O Palácio das Artes de Belo Horizonte, com uma La Traviata
segundo rigorosos moldes de fidelidade histórico/artística, numa mesma versão que
se estende ao Municipal paulista,
e Um Baile de Máscaras futurista
retomando as rédeas operísticas do Municipal
carioca, em postura redentora assumida por seu presidente - Fernando Bicudo.
Um motivo de júbilo para os aficcionados, não importando sejam
ferrenhos aliados do conservadorismo ou adeptos da modernidade, aos quais se
junta a resistência do Teatro Amazonas
com uma programação diversificada entre reposições barroco/românticas (Haendel a Gounod) e a criação contemporânea , incluída uma obra inédita de
João Guilherme Ripper.
A partir de uma recente criação do recém nomeado regisseur do
TM/RJ, Pier Francesco Maestrini, concebida para a Kiel Opera House , do norte alemão, em janeiro de 2018 , de Um Baile de Máscaras com olhar
espacial, futurista e virtualizado em sua técnica cenográfica.
Inovação que a um olhar mais aberto à contemporaneidade,
prevalente hoje na maioria das grandes casas de opera européias e americanas,
não há de ser incômodo e sim propulsor para uma necessária atualização
estética.
Afinal, até de acordo com a própria transposição temática do
original verdiano, de 1859, da Suécia monárquica do século XVIII para uma distanciada
governança de uma Boston americana colonial, por imposição censória e
política da época.
E é o que propõe esta recente incursão num dos cânones da
grande ópera italiana, transferindo desta vez, a narrativa melodramática do contexto
bostoniano para um tempo ficcional/científico em alguma inidentificada galáxia
interplanetária.
Visualizada em
arrojada cenografia com efeitos computadorizados o que, se seduz pelo inusitado, torna-se
arriscado pelo resultado pretendido quanto às pontuações originais do compositor, não só pelo suporte de um típico libreto
verista como por uma característica partitura verdiana, que podem soar falseados
sem uma bem urdida transmutação temporal/espacial.
As projeções em três planos num sugestionamento visual 3D impressionam bem pelo enfoque diferencial de
plasticidade cênica(Juan Guillermo Nova), mas ameaçam o desvio de atenção da progressão dramática do
que deve ser o verdadeiro foco – a performance musical/vocal.
Diluindo o
dimensionamento psicológico dos personagens pelo carregado sombreamento do
desenho de luz(Jorginho de Carvalho) e pelas visualizações numéricas e cronológicas que ora remetem, sem disfarce, aos
efeitos de uma tela virtual. Com um acentuado sotaque kitsch nos traços néon da
indumentária escura(Tânia Agra/Ursula Felix), lembrando ambiências de pistas clubber ou de desfiles carnavalescos. Além da desnecessária projeção
de fotos faciais dos interpretes, sujeita a oscilações técnicas.

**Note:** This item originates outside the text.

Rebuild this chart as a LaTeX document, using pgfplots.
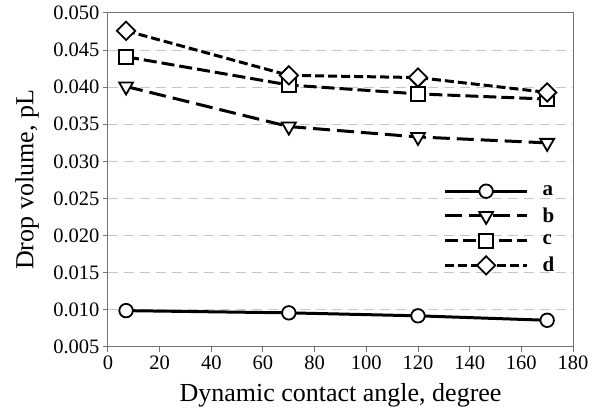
\documentclass[border=0pt]{standalone}
\usepackage{fontspec}
\setmainfont{Liberation Serif}
\usepackage{pgfplots}
\pgfplotsset{compat=1.18}
\begin{document}
\begin{tikzpicture}
\begin{axis}[
  at={(0pt,0pt)}, anchor=south west,
  scale only axis, width=465pt, height=334pt,
  xmin=0, xmax=180, ymin=0.005, ymax=0.050,
  xtick={0,20,40,60,80,100,120,140,160,180},
  ytick={0.005,0.010,0.015,0.020,0.025,0.030,0.035,0.040,0.045,0.050},
  scaled y ticks=false,
  yticklabel style={/pgf/number format/.cd, fixed, fixed zerofill, precision=3, assume math mode=true},
  xticklabel style={/pgf/number format/assume math mode=true},
  tick label style={font=\fontsize{20.5}{24}\selectfont, black},
  xtick pos=left, ytick pos=left,
  tick align=outside,
  major tick length=5pt,
  every tick/.style={black!55, line width=1pt},
  axis line style={black!55, line width=1pt},
  ymajorgrids,
  major grid style={black!22, line width=1pt, dash pattern=on 10pt off 6pt},
  xlabel={Dynamic contact angle, degree},
  ylabel={Drop volume, pL},
  label style={font=\fontsize{26}{30}\selectfont},
  xlabel style={at={(axis description cs:0.5,-0.1437)}, anchor=center},
  ylabel style={at={(axis description cs:-0.1742,0.5)}, anchor=center, rotate=0},
  legend style={draw=none, fill=none, at={(rel axis cs:0.971,0.496)}, anchor=north east,
    font=\bfseries\fontsize{21}{24}\selectfont, row sep=7pt,
    /tikz/every odd column/.append style={column sep=12pt}},
  legend cell align=left,
  legend image code/.code={\draw[mark repeat=2,mark phase=2,#1] plot coordinates {(0pt,0pt) (41pt,0pt) (82pt,0pt)};},
]
\addplot[black, line width=3pt, mark=*, mark size=6.75pt, mark options={solid, fill=white, line width=1.8pt}]
  coordinates {(7,0.0099) (70,0.0096) (120,0.0092) (170,0.0086)};
\addlegendentry{a}
\addplot[black, line width=3pt, dash pattern=on 17pt off 7pt, mark=triangle*, mark size=8pt, mark options={solid, fill=white, line width=1.8pt, rotate=180}]
  coordinates {(7,0.0401) (70,0.0347) (120,0.0333) (170,0.0325)};
\addlegendentry{b}
\addplot[black, line width=3pt, dash pattern=on 13pt off 5pt, mark=square*, mark size=7pt, mark options={solid, fill=white, line width=1.8pt}]
  coordinates {(7,0.0441) (70,0.0403) (120,0.0391) (170,0.0384)};
\addlegendentry{c}
\addplot[black, line width=3pt, dash pattern=on 9pt off 4pt, mark=square*, mark size=6.5pt, mark options={solid, fill=white, line width=1.8pt, rotate=45}]
  coordinates {(7,0.0476) (70,0.0416) (120,0.0413) (170,0.0393)};
\addlegendentry{d}
\end{axis}
\pgfresetboundingbox
\path[use as bounding box] (-108pt,-72pt) rectangle (492pt,347pt);
\end{tikzpicture}
\end{document}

Com uma segura conduta musical de Tobias Volkman, o score sinfônico
conflitua com o desequilíbrio do elenco protagonista, onde a convicta tessitura
dos brasileiros, o barítono Rodolfo Giuliani (Renato) e da mezzo soprano Denise
de Freitas(Ulrica) atende às exigências de seus papeis e transforma em um
arremêdo o “ascensional” talento do tenor italiano Leonardo Caimi(Gustavo). Com
alcance abafado, ausência de coloração, desde sua romança inicial, e sem qualquer
indicio de “crescendo” nas cenas sequenciais.
Enquanto a soprano italiana Susanna Branchini(Amélia) tem
elegante presencial e uma boa potencialidade tímbrica, sem culminâncias qualitativas
mas de calorosa empatia com o público. Vale destacar ainda a participação com bela agilidade vocal do soprano Lina Mendes(como Oscar).
O coro mais uma vez reafirma seu cativante desempenho(na preparação do Maestro Jésus Figueiredo) e à representação coreográfica ( sob o comando de João Wlamir) falta maior unicidade estilística no contraponto
crítico de linguagens gestuais. Com uma nuance mais melodramática na soturna cena do Ato II e a automatização robotizada na cena do baile, esta prejudicada, em
parte, por uma menos clarificada distribuição cenográfica dos cantores, coro e bailarinos no epílogo da ópera.
Wagner Corrêa de Araújo
UM BAILE DE MÁSCARAS está em cartaz no Teatro Municipal/RJ, dias 3,4 e 5, às19h30m; dia 6, às 17h. 150 minutos, com dois intervalos. Até 06 de maio.